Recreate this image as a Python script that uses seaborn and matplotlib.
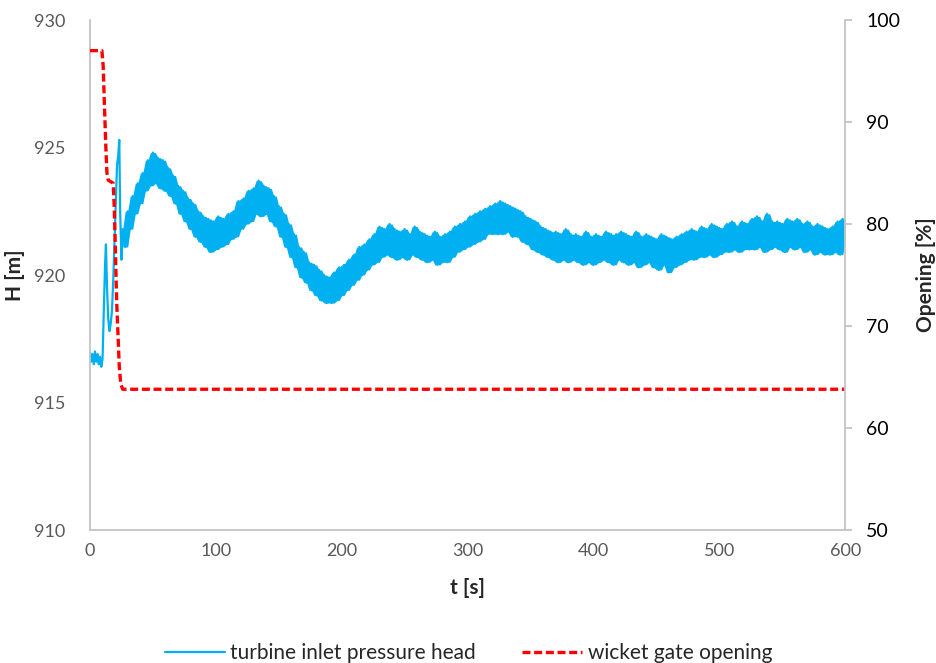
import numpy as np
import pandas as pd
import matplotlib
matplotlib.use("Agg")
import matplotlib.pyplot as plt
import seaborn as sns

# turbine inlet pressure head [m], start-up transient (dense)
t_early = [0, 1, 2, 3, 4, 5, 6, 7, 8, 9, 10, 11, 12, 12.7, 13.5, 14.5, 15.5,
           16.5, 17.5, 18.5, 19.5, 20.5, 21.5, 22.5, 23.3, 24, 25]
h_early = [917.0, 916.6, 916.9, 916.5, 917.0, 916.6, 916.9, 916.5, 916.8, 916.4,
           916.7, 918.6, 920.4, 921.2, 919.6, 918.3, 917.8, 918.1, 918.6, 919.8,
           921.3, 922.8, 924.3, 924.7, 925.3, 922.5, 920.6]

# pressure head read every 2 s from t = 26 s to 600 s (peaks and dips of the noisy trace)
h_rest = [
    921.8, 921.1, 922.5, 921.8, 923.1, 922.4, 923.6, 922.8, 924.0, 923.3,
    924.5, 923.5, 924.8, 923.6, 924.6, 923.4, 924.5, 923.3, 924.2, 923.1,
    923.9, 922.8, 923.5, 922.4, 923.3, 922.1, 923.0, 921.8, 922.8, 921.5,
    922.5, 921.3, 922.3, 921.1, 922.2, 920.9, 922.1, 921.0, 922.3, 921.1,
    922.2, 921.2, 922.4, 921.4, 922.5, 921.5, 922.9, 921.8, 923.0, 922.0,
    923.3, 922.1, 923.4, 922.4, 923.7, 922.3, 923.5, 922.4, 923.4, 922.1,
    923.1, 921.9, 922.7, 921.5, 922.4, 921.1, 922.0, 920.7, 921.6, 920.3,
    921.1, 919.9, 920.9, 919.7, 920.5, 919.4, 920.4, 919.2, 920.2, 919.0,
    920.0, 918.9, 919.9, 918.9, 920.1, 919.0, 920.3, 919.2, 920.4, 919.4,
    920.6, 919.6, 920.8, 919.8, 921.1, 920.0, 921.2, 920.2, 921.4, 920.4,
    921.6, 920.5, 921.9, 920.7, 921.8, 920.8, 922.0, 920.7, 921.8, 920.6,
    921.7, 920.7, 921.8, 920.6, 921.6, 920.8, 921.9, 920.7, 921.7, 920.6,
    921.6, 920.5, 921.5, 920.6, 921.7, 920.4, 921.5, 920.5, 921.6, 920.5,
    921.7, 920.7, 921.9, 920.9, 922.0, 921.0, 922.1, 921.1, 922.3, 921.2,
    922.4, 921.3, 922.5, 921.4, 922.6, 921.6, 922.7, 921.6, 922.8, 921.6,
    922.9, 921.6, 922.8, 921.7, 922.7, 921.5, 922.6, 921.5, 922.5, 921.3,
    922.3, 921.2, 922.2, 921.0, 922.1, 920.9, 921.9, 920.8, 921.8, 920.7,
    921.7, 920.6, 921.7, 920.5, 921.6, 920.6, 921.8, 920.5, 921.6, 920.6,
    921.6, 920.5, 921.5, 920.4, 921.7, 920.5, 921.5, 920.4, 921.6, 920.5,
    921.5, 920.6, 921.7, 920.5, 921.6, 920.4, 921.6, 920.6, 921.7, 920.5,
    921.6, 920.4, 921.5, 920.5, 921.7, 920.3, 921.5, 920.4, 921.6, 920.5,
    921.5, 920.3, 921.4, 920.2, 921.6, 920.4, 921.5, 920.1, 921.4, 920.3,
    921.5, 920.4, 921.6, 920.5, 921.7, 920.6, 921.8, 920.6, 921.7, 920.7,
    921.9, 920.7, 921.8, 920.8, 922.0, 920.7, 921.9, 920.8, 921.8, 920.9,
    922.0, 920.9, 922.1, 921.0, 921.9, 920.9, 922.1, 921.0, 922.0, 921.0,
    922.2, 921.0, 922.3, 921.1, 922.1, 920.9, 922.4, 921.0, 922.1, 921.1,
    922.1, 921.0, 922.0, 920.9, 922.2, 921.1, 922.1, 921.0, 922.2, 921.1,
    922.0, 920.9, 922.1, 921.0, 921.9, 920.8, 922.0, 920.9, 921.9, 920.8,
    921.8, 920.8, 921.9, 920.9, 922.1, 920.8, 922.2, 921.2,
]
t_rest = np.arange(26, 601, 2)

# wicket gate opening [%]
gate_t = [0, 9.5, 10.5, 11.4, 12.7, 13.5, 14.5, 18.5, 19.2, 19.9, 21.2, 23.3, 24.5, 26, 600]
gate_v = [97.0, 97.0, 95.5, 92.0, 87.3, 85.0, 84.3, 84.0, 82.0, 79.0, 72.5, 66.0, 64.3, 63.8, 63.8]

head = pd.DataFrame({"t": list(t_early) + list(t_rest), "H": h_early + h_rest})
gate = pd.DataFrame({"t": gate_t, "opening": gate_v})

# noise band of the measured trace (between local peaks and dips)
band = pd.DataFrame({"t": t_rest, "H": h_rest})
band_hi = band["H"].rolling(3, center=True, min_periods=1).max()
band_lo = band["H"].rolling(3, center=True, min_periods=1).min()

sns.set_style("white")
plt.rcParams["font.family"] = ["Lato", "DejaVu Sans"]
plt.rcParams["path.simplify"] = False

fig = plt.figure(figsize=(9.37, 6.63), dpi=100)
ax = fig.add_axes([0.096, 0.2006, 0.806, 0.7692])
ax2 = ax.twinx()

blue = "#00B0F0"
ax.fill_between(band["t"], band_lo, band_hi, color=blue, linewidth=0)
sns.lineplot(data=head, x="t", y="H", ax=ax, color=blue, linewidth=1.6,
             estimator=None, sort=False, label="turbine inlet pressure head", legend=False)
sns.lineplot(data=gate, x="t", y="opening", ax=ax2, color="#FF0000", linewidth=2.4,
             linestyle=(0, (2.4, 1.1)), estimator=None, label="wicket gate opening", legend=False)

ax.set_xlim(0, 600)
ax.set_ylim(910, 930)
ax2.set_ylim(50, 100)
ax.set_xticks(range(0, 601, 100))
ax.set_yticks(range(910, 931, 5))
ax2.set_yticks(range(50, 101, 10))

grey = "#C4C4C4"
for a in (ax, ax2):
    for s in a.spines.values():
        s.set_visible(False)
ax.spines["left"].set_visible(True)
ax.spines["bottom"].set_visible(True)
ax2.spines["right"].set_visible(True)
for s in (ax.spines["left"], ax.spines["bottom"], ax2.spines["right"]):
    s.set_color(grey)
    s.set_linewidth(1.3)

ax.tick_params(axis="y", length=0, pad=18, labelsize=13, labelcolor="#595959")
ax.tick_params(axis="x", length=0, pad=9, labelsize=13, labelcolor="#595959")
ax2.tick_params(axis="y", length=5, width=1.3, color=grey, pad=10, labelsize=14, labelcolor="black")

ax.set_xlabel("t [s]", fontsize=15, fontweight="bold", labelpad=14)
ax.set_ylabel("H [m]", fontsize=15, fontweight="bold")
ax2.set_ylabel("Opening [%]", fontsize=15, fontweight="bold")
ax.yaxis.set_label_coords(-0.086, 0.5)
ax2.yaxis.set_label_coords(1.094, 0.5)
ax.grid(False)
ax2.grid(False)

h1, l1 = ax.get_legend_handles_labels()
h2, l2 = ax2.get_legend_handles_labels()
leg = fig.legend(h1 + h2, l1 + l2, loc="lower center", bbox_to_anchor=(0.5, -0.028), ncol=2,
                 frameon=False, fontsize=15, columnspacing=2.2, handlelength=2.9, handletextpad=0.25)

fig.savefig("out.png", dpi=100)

Requirements
From the listing, extract all text exactly as given and drop any picture.

In response
Recreate this image as a Python script that uses seaborn and matplotlib.
import numpy as np
import pandas as pd
import matplotlib
matplotlib.use("Agg")
import matplotlib.pyplot as plt
import seaborn as sns

# turbine inlet pressure head [m], start-up transient (dense)
t_early = [0, 1, 2, 3, 4, 5, 6, 7, 8, 9, 10, 11, 12, 12.7, 13.5, 14.5, 15.5,
           16.5, 17.5, 18.5, 19.5, 20.5, 21.5, 22.5, 23.3, 24, 25]
h_early = [917.0, 916.6, 916.9, 916.5, 917.0, 916.6, 916.9, 916.5, 916.8, 916.4,
           916.7, 918.6, 920.4, 921.2, 919.6, 918.3, 917.8, 918.1, 918.6, 919.8,
           921.3, 922.8, 924.3, 924.7, 925.3, 922.5, 920.6]

# pressure head read every 2 s from t = 26 s to 600 s (peaks and dips of the noisy trace)
h_rest = [
    921.8, 921.1, 922.5, 921.8, 923.1, 922.4, 923.6, 922.8, 924.0, 923.3,
    924.5, 923.5, 924.8, 923.6, 924.6, 923.4, 924.5, 923.3, 924.2, 923.1,
    923.9, 922.8, 923.5, 922.4, 923.3, 922.1, 923.0, 921.8, 922.8, 921.5,
    922.5, 921.3, 922.3, 921.1, 922.2, 920.9, 922.1, 921.0, 922.3, 921.1,
    922.2, 921.2, 922.4, 921.4, 922.5, 921.5, 922.9, 921.8, 923.0, 922.0,
    923.3, 922.1, 923.4, 922.4, 923.7, 922.3, 923.5, 922.4, 923.4, 922.1,
    923.1, 921.9, 922.7, 921.5, 922.4, 921.1, 922.0, 920.7, 921.6, 920.3,
    921.1, 919.9, 920.9, 919.7, 920.5, 919.4, 920.4, 919.2, 920.2, 919.0,
    920.0, 918.9, 919.9, 918.9, 920.1, 919.0, 920.3, 919.2, 920.4, 919.4,
    920.6, 919.6, 920.8, 919.8, 921.1, 920.0, 921.2, 920.2, 921.4, 920.4,
    921.6, 920.5, 921.9, 920.7, 921.8, 920.8, 922.0, 920.7, 921.8, 920.6,
    921.7, 920.7, 921.8, 920.6, 921.6, 920.8, 921.9, 920.7, 921.7, 920.6,
    921.6, 920.5, 921.5, 920.6, 921.7, 920.4, 921.5, 920.5, 921.6, 920.5,
    921.7, 920.7, 921.9, 920.9, 922.0, 921.0, 922.1, 921.1, 922.3, 921.2,
    922.4, 921.3, 922.5, 921.4, 922.6, 921.6, 922.7, 921.6, 922.8, 921.6,
    922.9, 921.6, 922.8, 921.7, 922.7, 921.5, 922.6, 921.5, 922.5, 921.3,
    922.3, 921.2, 922.2, 921.0, 922.1, 920.9, 921.9, 920.8, 921.8, 920.7,
    921.7, 920.6, 921.7, 920.5, 921.6, 920.6, 921.8, 920.5, 921.6, 920.6,
    921.6, 920.5, 921.5, 920.4, 921.7, 920.5, 921.5, 920.4, 921.6, 920.5,
    921.5, 920.6, 921.7, 920.5, 921.6, 920.4, 921.6, 920.6, 921.7, 920.5,
    921.6, 920.4, 921.5, 920.5, 921.7, 920.3, 921.5, 920.4, 921.6, 920.5,
    921.5, 920.3, 921.4, 920.2, 921.6, 920.4, 921.5, 920.1, 921.4, 920.3,
    921.5, 920.4, 921.6, 920.5, 921.7, 920.6, 921.8, 920.6, 921.7, 920.7,
    921.9, 920.7, 921.8, 920.8, 922.0, 920.7, 921.9, 920.8, 921.8, 920.9,
    922.0, 920.9, 922.1, 921.0, 921.9, 920.9, 922.1, 921.0, 922.0, 921.0,
    922.2, 921.0, 922.3, 921.1, 922.1, 920.9, 922.4, 921.0, 922.1, 921.1,
    922.1, 921.0, 922.0, 920.9, 922.2, 921.1, 922.1, 921.0, 922.2, 921.1,
    922.0, 920.9, 922.1, 921.0, 921.9, 920.8, 922.0, 920.9, 921.9, 920.8,
    921.8, 920.8, 921.9, 920.9, 922.1, 920.8, 922.2, 921.2,
]
t_rest = np.arange(26, 601, 2)

# wicket gate opening [%]
gate_t = [0, 9.5, 10.5, 11.4, 12.7, 13.5, 14.5, 18.5, 19.2, 19.9, 21.2, 23.3, 24.5, 26, 600]
gate_v = [97.0, 97.0, 95.5, 92.0, 87.3, 85.0, 84.3, 84.0, 82.0, 79.0, 72.5, 66.0, 64.3, 63.8, 63.8]

head = pd.DataFrame({"t": list(t_early) + list(t_rest), "H": h_early + h_rest})
gate = pd.DataFrame({"t": gate_t, "opening": gate_v})

# noise band of the measured trace (between local peaks and dips)
band = pd.DataFrame({"t": t_rest, "H": h_rest})
band_hi = band["H"].rolling(3, center=True, min_periods=1).max()
band_lo = band["H"].rolling(3, center=True, min_periods=1).min()

sns.set_style("white")
plt.rcParams["font.family"] = ["Lato", "DejaVu Sans"]
plt.rcParams["path.simplify"] = False

fig = plt.figure(figsize=(9.37, 6.63), dpi=100)
ax = fig.add_axes([0.096, 0.2006, 0.806, 0.7692])
ax2 = ax.twinx()

blue = "#00B0F0"
ax.fill_between(band["t"], band_lo, band_hi, color=blue, linewidth=0)
sns.lineplot(data=head, x="t", y="H", ax=ax, color=blue, linewidth=1.6,
             estimator=None, sort=False, label="turbine inlet pressure head", legend=False)
sns.lineplot(data=gate, x="t", y="opening", ax=ax2, color="#FF0000", linewidth=2.4,
             linestyle=(0, (2.4, 1.1)), estimator=None, label="wicket gate opening", legend=False)

ax.set_xlim(0, 600)
ax.set_ylim(910, 930)
ax2.set_ylim(50, 100)
ax.set_xticks(range(0, 601, 100))
ax.set_yticks(range(910, 931, 5))
ax2.set_yticks(range(50, 101, 10))

grey = "#C4C4C4"
for a in (ax, ax2):
    for s in a.spines.values():
        s.set_visible(False)
ax.spines["left"].set_visible(True)
ax.spines["bottom"].set_visible(True)
ax2.spines["right"].set_visible(True)
for s in (ax.spines["left"], ax.spines["bottom"], ax2.spines["right"]):
    s.set_color(grey)
    s.set_linewidth(1.3)

ax.tick_params(axis="y", length=0, pad=18, labelsize=13, labelcolor="#595959")
ax.tick_params(axis="x", length=0, pad=9, labelsize=13, labelcolor="#595959")
ax2.tick_params(axis="y", length=5, width=1.3, color=grey, pad=10, labelsize=14, labelcolor="black")

ax.set_xlabel("t [s]", fontsize=15, fontweight="bold", labelpad=14)
ax.set_ylabel("H [m]", fontsize=15, fontweight="bold")
ax2.set_ylabel("Opening [%]", fontsize=15, fontweight="bold")
ax.yaxis.set_label_coords(-0.086, 0.5)
ax2.yaxis.set_label_coords(1.094, 0.5)
ax.grid(False)
ax2.grid(False)

h1, l1 = ax.get_legend_handles_labels()
h2, l2 = ax2.get_legend_handles_labels()
leg = fig.legend(h1 + h2, l1 + l2, loc="lower center", bbox_to_anchor=(0.5, -0.028), ncol=2,
                 frameon=False, fontsize=15, columnspacing=2.2, handlelength=2.9, handletextpad=0.25)

fig.savefig("out.png", dpi=100)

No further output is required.